* [What is needed] Extract the whole listing as it stands. Do not include the pictures.

* [Given information]
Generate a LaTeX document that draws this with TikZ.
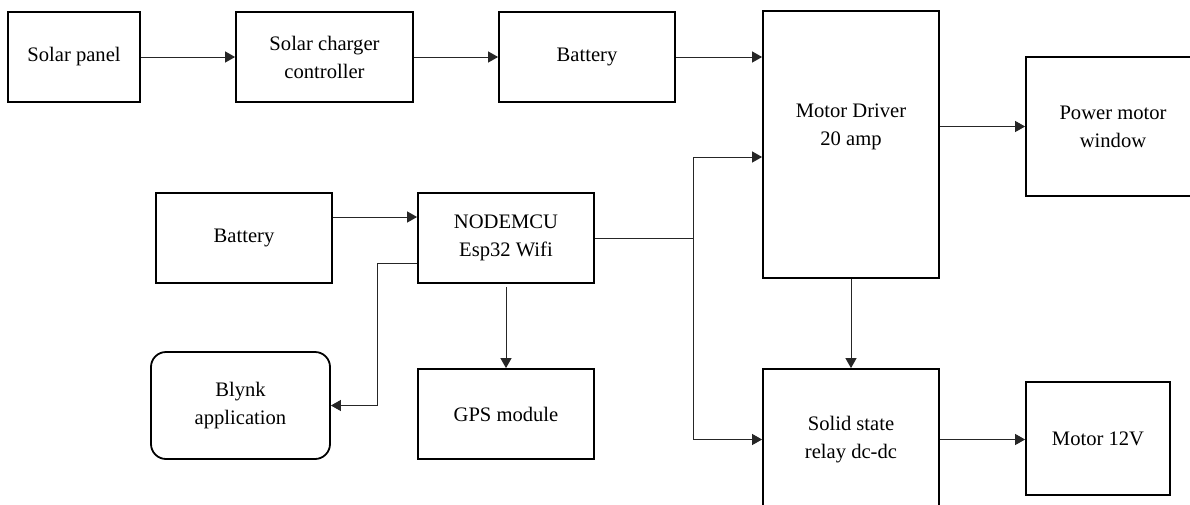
\documentclass[tikz,border=0pt]{standalone}
\usepackage{fontspec}
\setmainfont{Liberation Serif}[Scale=1.0]
\usetikzlibrary{positioning, arrows.meta}

\begin{document}
\begin{tikzpicture}[
    x=0.5pt, y=-0.5pt,
    every node/.style={font=\rmfamily\fontsize{10.3pt}{14pt}\selectfont},
    block/.style={draw, line width=0.9pt, minimum width=88pt, minimum height=45pt, align=center, inner sep=1pt},
    appbox/.style={block, rounded corners=7.5pt},
    arrow/.style={-{Triangle[length=5pt, width=5.5pt]}, line width=0.5pt, black!85},
    wire/.style={line width=0.5pt, black!85},
]
\clip (0,0) rectangle (1190,504);

% ── Solar charging chain ──
\node[block, minimum width=66pt] (solar) at (74,57) {Solar panel};
\node[block, minimum width=88.5pt] (charger) at (324.5,57) {Solar charger\\controller};
\node[block] (battery) at (587,57) {Battery};

% ── Driver and outputs ──
\node[block, minimum height=133.5pt] (driver) at (851,144.5) {};
\node[align=center] (drivertxt) at ([yshift=9pt]driver.center) {Motor Driver\\20 amp};
\node[block, minimum width=87pt, minimum height=69.5pt] (power) at (1113,126.5) {Power motor\\window};
\node[block, minimum height=70.5pt] (relay) at (851,439.5) {Solid state\\relay dc-dc};
\node[block, minimum width=72pt, minimum height=56.5pt] (motor) at (1098,438.5) {Motor 12V};

% ── Controller side ──
\node[block] (battlow) at (244,238) {Battery};
\node[block] (nodemcu) at (506,238) {NODEMCU\\Esp32 Wifi};
\node[appbox, minimum width=89.5pt, minimum height=53.5pt] (blynk) at (240.5,405.5) {Blynk\\application};
\node[block] (gps) at (506,414) {GPS module};

\coordinate (split) at (693,238);
\coordinate (tap) at (377,263);

% ── Arrows ──
\draw[arrow] (solar.east) -- (charger.west);
\draw[arrow] (charger.east) -- (battery.west);
\draw[arrow] (battery.east) -- (battery.east -| driver.west);

\draw[arrow] (driver.east |- power.west) -- (power.west);
\draw[arrow] (driver.south) -- (relay.north);
\draw[arrow] (relay.east) -- (relay.east -| motor.west);

\draw[arrow] ([yshift=10.5pt]battlow.east) -- ([yshift=10.5pt]nodemcu.west);
\draw[arrow, shorten <=1.5pt] (nodemcu.south) -- (gps.north);
\draw[arrow] ([yshift=-12.5pt]nodemcu.west) -- (tap) |- (blynk.east);

\draw[wire] (nodemcu.east) -- (split);
\draw[arrow] (split) |- ([yshift=-6.25pt]driver.west);
\draw[arrow] (split) |- (relay.west);

\end{tikzpicture}
\end{document}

* [Task output]
Generate a LaTeX document that draws this with TikZ.
\documentclass[tikz,border=0pt]{standalone}
\usepackage{fontspec}
\setmainfont{Liberation Serif}[Scale=1.0]
\usetikzlibrary{positioning, arrows.meta}

\begin{document}
\begin{tikzpicture}[
    x=0.5pt, y=-0.5pt,
    every node/.style={font=\rmfamily\fontsize{10.3pt}{14pt}\selectfont},
    block/.style={draw, line width=0.9pt, minimum width=88pt, minimum height=45pt, align=center, inner sep=1pt},
    appbox/.style={block, rounded corners=7.5pt},
    arrow/.style={-{Triangle[length=5pt, width=5.5pt]}, line width=0.5pt, black!85},
    wire/.style={line width=0.5pt, black!85},
]
\clip (0,0) rectangle (1190,504);

% ── Solar charging chain ──
\node[block, minimum width=66pt] (solar) at (74,57) {Solar panel};
\node[block, minimum width=88.5pt] (charger) at (324.5,57) {Solar charger\\controller};
\node[block] (battery) at (587,57) {Battery};

% ── Driver and outputs ──
\node[block, minimum height=133.5pt] (driver) at (851,144.5) {};
\node[align=center] (drivertxt) at ([yshift=9pt]driver.center) {Motor Driver\\20 amp};
\node[block, minimum width=87pt, minimum height=69.5pt] (power) at (1113,126.5) {Power motor\\window};
\node[block, minimum height=70.5pt] (relay) at (851,439.5) {Solid state\\relay dc-dc};
\node[block, minimum width=72pt, minimum height=56.5pt] (motor) at (1098,438.5) {Motor 12V};

% ── Controller side ──
\node[block] (battlow) at (244,238) {Battery};
\node[block] (nodemcu) at (506,238) {NODEMCU\\Esp32 Wifi};
\node[appbox, minimum width=89.5pt, minimum height=53.5pt] (blynk) at (240.5,405.5) {Blynk\\application};
\node[block] (gps) at (506,414) {GPS module};

\coordinate (split) at (693,238);
\coordinate (tap) at (377,263);

% ── Arrows ──
\draw[arrow] (solar.east) -- (charger.west);
\draw[arrow] (charger.east) -- (battery.west);
\draw[arrow] (battery.east) -- (battery.east -| driver.west);

\draw[arrow] (driver.east |- power.west) -- (power.west);
\draw[arrow] (driver.south) -- (relay.north);
\draw[arrow] (relay.east) -- (relay.east -| motor.west);

\draw[arrow] ([yshift=10.5pt]battlow.east) -- ([yshift=10.5pt]nodemcu.west);
\draw[arrow, shorten <=1.5pt] (nodemcu.south) -- (gps.north);
\draw[arrow] ([yshift=-12.5pt]nodemcu.west) -- (tap) |- (blynk.east);

\draw[wire] (nodemcu.east) -- (split);
\draw[arrow] (split) |- ([yshift=-6.25pt]driver.west);
\draw[arrow] (split) |- (relay.west);

\end{tikzpicture}
\end{document}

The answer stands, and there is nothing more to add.